When all the benefit slashing is over, who picks up where government leaves off? Many private charities that focus on the needy report dangerous signs of slippage in donations. At food banks across the country, there has been a sizable drop-off. At the Greater Pittsburgh Community Food Bank, for example, this year's funding drive brought in $450,000, a decline of $70,000 from 1993. In Toledo, Ohio, the number of families asking for emergency food baskets increased 10%. Donations? Down by almost half. Food baskets that used to include whole turkeys now provide turkey parts and surplus government commodities. Much of the decline in giving is explained by tighter efficiency in the food industry, which provides a good part of the food-bank inventory. Imperfect goods -- underbaked cornflakes, dented cans -- that food processors once donated are now sold to new "secondary" retailers like Pick 'n' Save. Checkout scanners help retailers keep better track of inventories, which means the nation's millers, bakers and canners overproduce less. Organizers also sense a grudging mood among private donors. The attitude, says Joyce Ruthermel, executive director of Pittsburgh's food bank, is "not only do we not want our tax dollars to do it, we don't want to do it either."
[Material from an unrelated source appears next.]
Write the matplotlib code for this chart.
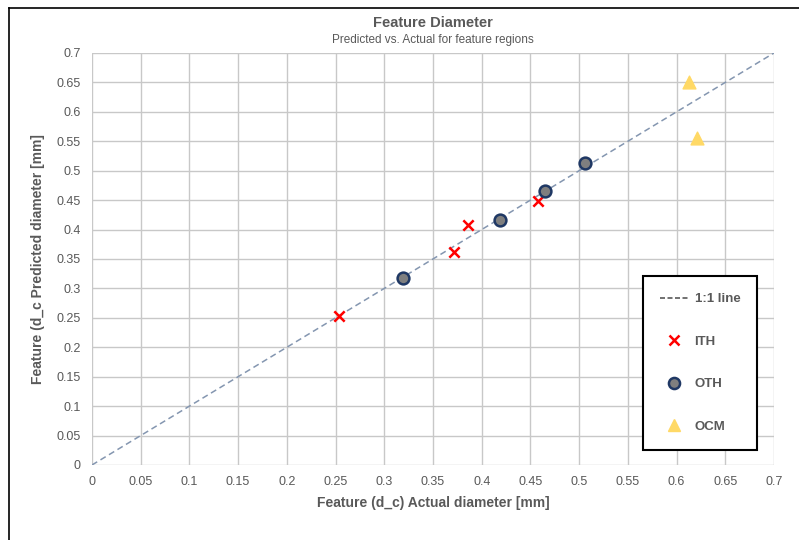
import matplotlib.pyplot as plt
from matplotlib.lines import Line2D

plt.rcParams['font.family'] = ['Liberation Sans', 'DejaVu Sans']

# valores
ith_x = [0.2535, 0.3716, 0.386, 0.458]
ith_y = [0.2537, 0.362, 0.407, 0.449]
oth_x = [0.319, 0.4188, 0.465, 0.506]
oth_y = [0.318, 0.416, 0.466, 0.5126]
ocm_x = [0.6127, 0.621]
ocm_y = [0.651, 0.555]
line_x = [0, 0.7]
ticks = [i * 0.05 for i in range(15)]
tick_labels = ['0', '0.05', '0.1', '0.15', '0.2', '0.25', '0.3', '0.35', '0.4',
               '0.45', '0.5', '0.55', '0.6', '0.65', '0.7']

cinza = '#595959'

fig = plt.figure(figsize=(7.99, 5.4), dpi=100)
ax = fig.add_axes([0.1151, 0.1389, 0.8536, 0.763])

ax.plot(line_x, line_x, linestyle=(0, (4, 2.5)), color='#8496b0', lw=1.1, zorder=2)
ax.scatter(ith_x, ith_y, marker='x', color='#ff0000', s=55, linewidths=1.8, zorder=3)
ax.scatter(oth_x, oth_y, marker='o', facecolor='#7f7f7f', edgecolor='#1f3864',
           s=72, linewidths=1.8, zorder=3)
ax.scatter(ocm_x, ocm_y, marker='^', color='#ffd966', s=85, zorder=3)

ax.set_xlim(0, 0.7)
ax.set_ylim(0, 0.7)
ax.set_xticks(ticks)
ax.set_yticks(ticks)
ax.set_xticklabels(tick_labels)
ax.set_yticklabels(tick_labels)
ax.tick_params(length=0, labelsize=9, labelcolor=cinza, pad=8)
ax.grid(True, color='#c8c8c8', lw=1)
ax.set_axisbelow(True)
for s in ax.spines.values():
    s.set_visible(False)

ax.set_xlabel('Feature (d_c) Actual diameter [mm]', fontsize=10, fontweight='bold',
              color=cinza, labelpad=6)
ax.set_ylabel('Feature (d_c Predicted diameter [mm]', fontsize=10, fontweight='bold',
              color=cinza, labelpad=8)

fig.text(0.542, 0.958, 'Feature Diameter', ha='center', va='center', fontsize=10.5,
         fontweight='bold', color=cinza)
fig.text(0.542, 0.926, 'Predicted vs. Actual for feature regions', ha='center',
         va='center', fontsize=8.5, color=cinza)

handles = [
    Line2D([], [], linestyle=(0, (3, 1.5)), color='#595959', lw=1.2),
    Line2D([], [], marker='x', color='#ff0000', linestyle='None', markersize=7, markeredgewidth=1.8),
    Line2D([], [], marker='o', markerfacecolor='#7f7f7f', markeredgecolor='#1f3864',
           linestyle='None', markersize=8, markeredgewidth=1.8),
    Line2D([], [], marker='^', color='#ffd966', linestyle='None', markersize=9),
]
leg = ax.legend(handles, ['1:1 line', 'ITH', 'OTH', 'OCM'], loc='lower left',
                bbox_to_anchor=(0.808, 0.036), fontsize=9.5, labelspacing=2.3,
                handlelength=2.1, handletextpad=0.5, borderpad=1.3,
                frameon=True, fancybox=False, framealpha=1, borderaxespad=0)
leg.get_frame().set_edgecolor('black')
leg.get_frame().set_linewidth(1.5)
for t in leg.get_texts():
    t.set_color(cinza)
    t.set_fontweight('bold')

# moldura da figura (só topo e esquerda aparecem)
fig.add_artist(Line2D([0.011, 1], [0.985, 0.985], color='black', lw=1.2))
fig.add_artist(Line2D([0.011, 0.011], [0, 0.985], color='black', lw=1.2))

plt.savefig('out.png', dpi=100)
A large population of the poor, cut off from government help and thrown onto the meager capabilities of private charity -- it's not a pretty picture. "I see a lot of anger and bitterness," warns Doris Bloch, executive director of the Los Angeles Regional Foodbank, where donations are down 41% this year. "If people can't get jobs and enough to eat, they feel they have a very little stake in our society. If we think we have trouble now, hold on."